#### Problem requirements
Make an exact copy of the data below, leaving out every picture.

#### Data block
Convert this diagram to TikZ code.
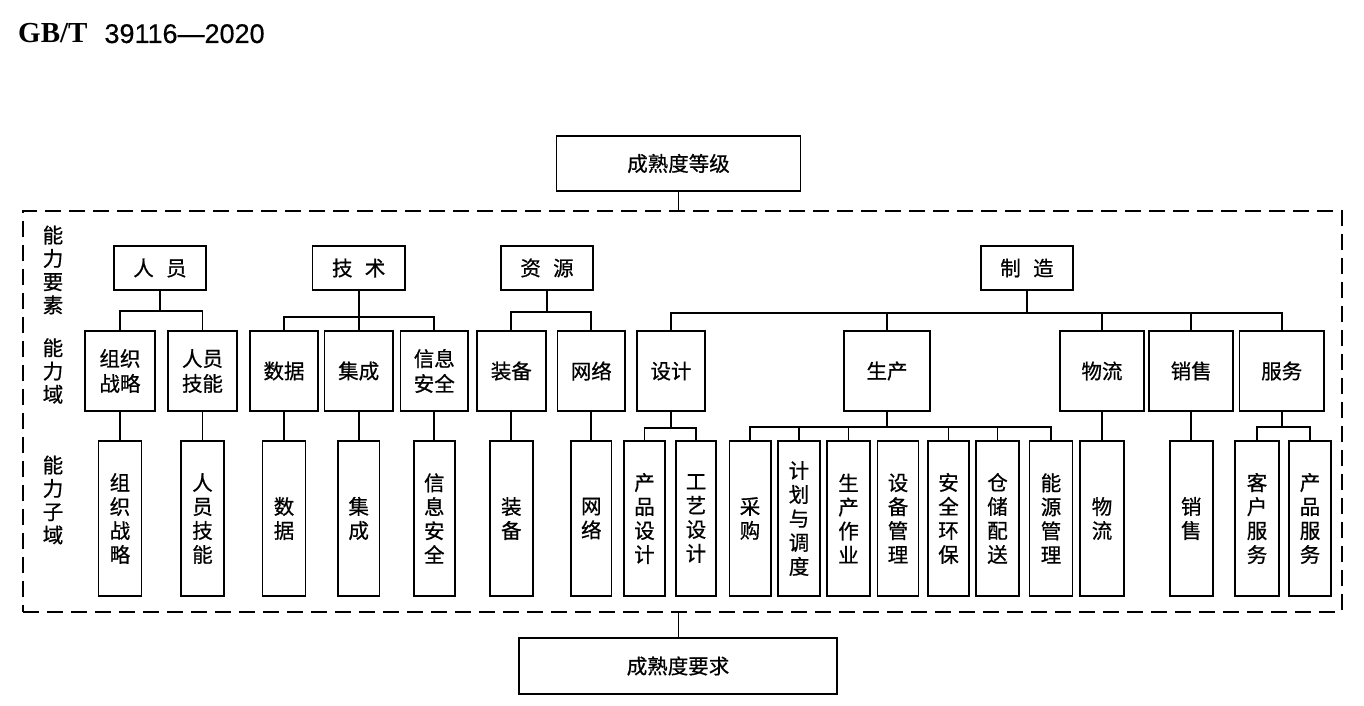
\documentclass[tikz,border=0pt]{standalone}
\usepackage{fontspec}
\setmainfont{Noto Sans CJK SC}[FakeBold=0.7]
\newfontfamily\titleserif{Liberation Serif}
\newfontfamily\titlesans{Liberation Sans}[FakeBold=0.4]
\begin{document}
\begin{tikzpicture}[x=1pt,y=-1pt,
  box/.style={draw=black, line width=1.7pt, inner sep=0pt, align=center, font=\fontsize{20.5}{25}\selectfont},
  lone/.style={box, minimum height=44pt},
  ltwo/.style={box, minimum height=80pt},
  lthree/.style={box, minimum height=155pt, font=\fontsize{20.5}{24}\selectfont},
  side/.style={inner sep=0pt, align=center, font=\fontsize{20.5}{23.3}\selectfont},
  conn/.style={line width=1.7pt},
  frame/.style={draw=black, line width=2pt, dash pattern=on 16pt off 8pt, inner sep=0pt}]
\useasboundingbox (0,0) rectangle (1364,706);

% title
\node[anchor=base west, inner sep=0pt] (title) at (18,43)
  {\fontsize{29}{32}\selectfont\titleserif\bfseries GB/T\hspace{17pt}\fontsize{27}{30}\selectfont\titlesans\mdseries 39116—2020};

% frame
\node[frame, minimum width=1318.4pt, minimum height=401pt] (frame) at (682.5,411) {};

% top and bottom boxes
\node[box, minimum width=244pt, minimum height=55pt] (top) at (678.5,163.5) {成熟度等级};
\node[box, minimum width=318pt, minimum height=55.5pt] (bot) at (678,666) {成熟度要求};
\draw[conn] (top.south) -- (top.south |- frame.north);
\draw[conn] (top.south |- frame.south) -- (top.south |- bot.north);

% side labels
\node[side] (s1) at (53,270) {能\\力\\要\\素};
\node[side] (s2) at (53,371) {能\\力\\域};
\node[side] (s3) at (53,500) {能\\力\\子\\域};

% level 1
\node[lone, minimum width=92.5pt] (ry) at (160,268) {人\hspace{0.6em}员};
\node[lone, minimum width=92.5pt] (js) at (358.7,268) {技\hspace{0.6em}术};
\node[lone, minimum width=92pt] (zy) at (547,268) {资\hspace{0.6em}源};
\node[lone, minimum width=92pt] (zz) at (1027,268) {制\hspace{0.6em}造};

% level 2
\node[ltwo, minimum width=70pt] (a1) at (120,371) {组织\\战略};
\node[ltwo, minimum width=69.5pt] (a2) at (202.5,371) {人员\\技能};
\node[ltwo, minimum width=68pt] (b1) at (284,371) {数据};
\node[ltwo, minimum width=68.5pt] (b2) at (358.7,371) {集成};
\node[ltwo, minimum width=67.6pt] (b3) at (434.3,371) {信息\\安全};
\node[ltwo, minimum width=69pt] (c1) at (511.3,371) {装备};
\node[ltwo, minimum width=67.4pt] (c2) at (591.3,371) {网络};
\node[ltwo, minimum width=68pt] (d1) at (671,371) {设计};
\node[ltwo, minimum width=85.5pt] (d2) at (887,371) {生产};
\node[ltwo, minimum width=84pt] (d3) at (1102,371) {物流};
\node[ltwo, minimum width=84pt] (d4) at (1191.2,371) {销售};
\node[ltwo, minimum width=84.5pt] (d5) at (1281.7,371) {服务};

% level 3
\node[lthree, minimum width=43pt] (e1) at (120,518.5) {组\\织\\战\\略};
\node[lthree, minimum width=43pt] (e2) at (202.5,518.5) {人\\员\\技\\能};
\node[lthree, minimum width=43pt] (e3) at (284,518.5) {数\\据};
\node[lthree, minimum width=41.5pt] (e4) at (358.7,518.5) {集\\成};
\node[lthree, minimum width=41.2pt] (e5) at (434.3,518.5) {信\\息\\安\\全};
\node[lthree, minimum width=43pt] (e6) at (511.3,518.5) {装\\备};
\node[lthree, minimum width=40.6pt] (e7) at (591.3,518.5) {网\\络};
\node[lthree, minimum width=41pt] (f1) at (644.5,518.5) {产\\品\\设\\计};
\node[lthree, minimum width=40.5pt] (f2) at (696,518.5) {工\\艺\\设\\计};
\node[lthree, minimum width=41.3pt] (g1) at (750,518.5) {采\\购};
\node[lthree, minimum width=42.5pt] (g2) at (799,518.5) {计\\划\\与\\调\\度};
\node[lthree, minimum width=43pt] (g3) at (848.5,518.5) {生\\产\\作\\业};
\node[lthree, minimum width=41.2pt] (g4) at (898,518.5) {设\\备\\管\\理};
\node[lthree, minimum width=41pt] (g5) at (948.5,518.5) {安\\全\\环\\保};
\node[lthree, minimum width=43pt] (g6) at (997.5,518.5) {仓\\储\\配\\送};
\node[lthree, minimum width=43pt] (g7) at (1051,518.5) {能\\源\\管\\理};
\node[lthree, minimum width=44pt] (h1) at (1102,518.5) {物\\流};
\node[lthree, minimum width=43pt] (h2) at (1191.2,518.5) {销\\售};
\node[lthree, minimum width=44pt] (k1) at (1257,518.5) {客\\户\\服\\务};
\node[lthree, minimum width=42pt] (k2) at (1310,518.5) {产\\品\\服\\务};

% bus coordinates
\coordinate (yry) at (0,311);
\coordinate (yjs) at (0,317);
\coordinate (yzy) at (0,312);
\coordinate (yzz) at (0,313);
\coordinate (ysj) at (0,428);
\coordinate (ysc) at (0,427);
\coordinate (yfw) at (0,427);

% level 1 -> level 2
\foreach \p/\c/\y in {ry/a1/yry, ry/a2/yry,
                      js/b1/yjs, js/b2/yjs, js/b3/yjs,
                      zy/c1/yzy, zy/c2/yzy,
                      zz/d1/yzz, zz/d2/yzz, zz/d3/yzz, zz/d4/yzz, zz/d5/yzz}
  \draw[conn] (\p.south) |- (\c.north |- \y) -- (\c.north);

% level 2 -> level 3 (single)
\foreach \p/\c in {a1/e1, a2/e2, b1/e3, b2/e4, b3/e5, c1/e6, c2/e7, d3/h1, d4/h2}
  \draw[conn] (\p.south) -- (\c.north);

% level 2 -> level 3 (buses)
\foreach \p/\c/\y in {d1/f1/ysj, d1/f2/ysj,
                      d2/g1/ysc, d2/g2/ysc, d2/g3/ysc, d2/g5/ysc, d2/g6/ysc, d2/g7/ysc,
                      d5/k1/yfw, d5/k2/yfw}
  \draw[conn] (\p.south) |- (\c.north |- \y) -- (\c.north);
\end{tikzpicture}
\end{document}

#### The response
Convert this diagram to TikZ code.
\documentclass[tikz,border=0pt]{standalone}
\usepackage{fontspec}
\setmainfont{Noto Sans CJK SC}[FakeBold=0.7]
\newfontfamily\titleserif{Liberation Serif}
\newfontfamily\titlesans{Liberation Sans}[FakeBold=0.4]
\begin{document}
\begin{tikzpicture}[x=1pt,y=-1pt,
  box/.style={draw=black, line width=1.7pt, inner sep=0pt, align=center, font=\fontsize{20.5}{25}\selectfont},
  lone/.style={box, minimum height=44pt},
  ltwo/.style={box, minimum height=80pt},
  lthree/.style={box, minimum height=155pt, font=\fontsize{20.5}{24}\selectfont},
  side/.style={inner sep=0pt, align=center, font=\fontsize{20.5}{23.3}\selectfont},
  conn/.style={line width=1.7pt},
  frame/.style={draw=black, line width=2pt, dash pattern=on 16pt off 8pt, inner sep=0pt}]
\useasboundingbox (0,0) rectangle (1364,706);

% title
\node[anchor=base west, inner sep=0pt] (title) at (18,43)
  {\fontsize{29}{32}\selectfont\titleserif\bfseries GB/T\hspace{17pt}\fontsize{27}{30}\selectfont\titlesans\mdseries 39116—2020};

% frame
\node[frame, minimum width=1318.4pt, minimum height=401pt] (frame) at (682.5,411) {};

% top and bottom boxes
\node[box, minimum width=244pt, minimum height=55pt] (top) at (678.5,163.5) {成熟度等级};
\node[box, minimum width=318pt, minimum height=55.5pt] (bot) at (678,666) {成熟度要求};
\draw[conn] (top.south) -- (top.south |- frame.north);
\draw[conn] (top.south |- frame.south) -- (top.south |- bot.north);

% side labels
\node[side] (s1) at (53,270) {能\\力\\要\\素};
\node[side] (s2) at (53,371) {能\\力\\域};
\node[side] (s3) at (53,500) {能\\力\\子\\域};

% level 1
\node[lone, minimum width=92.5pt] (ry) at (160,268) {人\hspace{0.6em}员};
\node[lone, minimum width=92.5pt] (js) at (358.7,268) {技\hspace{0.6em}术};
\node[lone, minimum width=92pt] (zy) at (547,268) {资\hspace{0.6em}源};
\node[lone, minimum width=92pt] (zz) at (1027,268) {制\hspace{0.6em}造};

% level 2
\node[ltwo, minimum width=70pt] (a1) at (120,371) {组织\\战略};
\node[ltwo, minimum width=69.5pt] (a2) at (202.5,371) {人员\\技能};
\node[ltwo, minimum width=68pt] (b1) at (284,371) {数据};
\node[ltwo, minimum width=68.5pt] (b2) at (358.7,371) {集成};
\node[ltwo, minimum width=67.6pt] (b3) at (434.3,371) {信息\\安全};
\node[ltwo, minimum width=69pt] (c1) at (511.3,371) {装备};
\node[ltwo, minimum width=67.4pt] (c2) at (591.3,371) {网络};
\node[ltwo, minimum width=68pt] (d1) at (671,371) {设计};
\node[ltwo, minimum width=85.5pt] (d2) at (887,371) {生产};
\node[ltwo, minimum width=84pt] (d3) at (1102,371) {物流};
\node[ltwo, minimum width=84pt] (d4) at (1191.2,371) {销售};
\node[ltwo, minimum width=84.5pt] (d5) at (1281.7,371) {服务};

% level 3
\node[lthree, minimum width=43pt] (e1) at (120,518.5) {组\\织\\战\\略};
\node[lthree, minimum width=43pt] (e2) at (202.5,518.5) {人\\员\\技\\能};
\node[lthree, minimum width=43pt] (e3) at (284,518.5) {数\\据};
\node[lthree, minimum width=41.5pt] (e4) at (358.7,518.5) {集\\成};
\node[lthree, minimum width=41.2pt] (e5) at (434.3,518.5) {信\\息\\安\\全};
\node[lthree, minimum width=43pt] (e6) at (511.3,518.5) {装\\备};
\node[lthree, minimum width=40.6pt] (e7) at (591.3,518.5) {网\\络};
\node[lthree, minimum width=41pt] (f1) at (644.5,518.5) {产\\品\\设\\计};
\node[lthree, minimum width=40.5pt] (f2) at (696,518.5) {工\\艺\\设\\计};
\node[lthree, minimum width=41.3pt] (g1) at (750,518.5) {采\\购};
\node[lthree, minimum width=42.5pt] (g2) at (799,518.5) {计\\划\\与\\调\\度};
\node[lthree, minimum width=43pt] (g3) at (848.5,518.5) {生\\产\\作\\业};
\node[lthree, minimum width=41.2pt] (g4) at (898,518.5) {设\\备\\管\\理};
\node[lthree, minimum width=41pt] (g5) at (948.5,518.5) {安\\全\\环\\保};
\node[lthree, minimum width=43pt] (g6) at (997.5,518.5) {仓\\储\\配\\送};
\node[lthree, minimum width=43pt] (g7) at (1051,518.5) {能\\源\\管\\理};
\node[lthree, minimum width=44pt] (h1) at (1102,518.5) {物\\流};
\node[lthree, minimum width=43pt] (h2) at (1191.2,518.5) {销\\售};
\node[lthree, minimum width=44pt] (k1) at (1257,518.5) {客\\户\\服\\务};
\node[lthree, minimum width=42pt] (k2) at (1310,518.5) {产\\品\\服\\务};

% bus coordinates
\coordinate (yry) at (0,311);
\coordinate (yjs) at (0,317);
\coordinate (yzy) at (0,312);
\coordinate (yzz) at (0,313);
\coordinate (ysj) at (0,428);
\coordinate (ysc) at (0,427);
\coordinate (yfw) at (0,427);

% level 1 -> level 2
\foreach \p/\c/\y in {ry/a1/yry, ry/a2/yry,
                      js/b1/yjs, js/b2/yjs, js/b3/yjs,
                      zy/c1/yzy, zy/c2/yzy,
                      zz/d1/yzz, zz/d2/yzz, zz/d3/yzz, zz/d4/yzz, zz/d5/yzz}
  \draw[conn] (\p.south) |- (\c.north |- \y) -- (\c.north);

% level 2 -> level 3 (single)
\foreach \p/\c in {a1/e1, a2/e2, b1/e3, b2/e4, b3/e5, c1/e6, c2/e7, d3/h1, d4/h2}
  \draw[conn] (\p.south) -- (\c.north);

% level 2 -> level 3 (buses)
\foreach \p/\c/\y in {d1/f1/ysj, d1/f2/ysj,
                      d2/g1/ysc, d2/g2/ysc, d2/g3/ysc, d2/g5/ysc, d2/g6/ysc, d2/g7/ysc,
                      d5/k1/yfw, d5/k2/yfw}
  \draw[conn] (\p.south) |- (\c.north |- \y) -- (\c.north);
\end{tikzpicture}
\end{document}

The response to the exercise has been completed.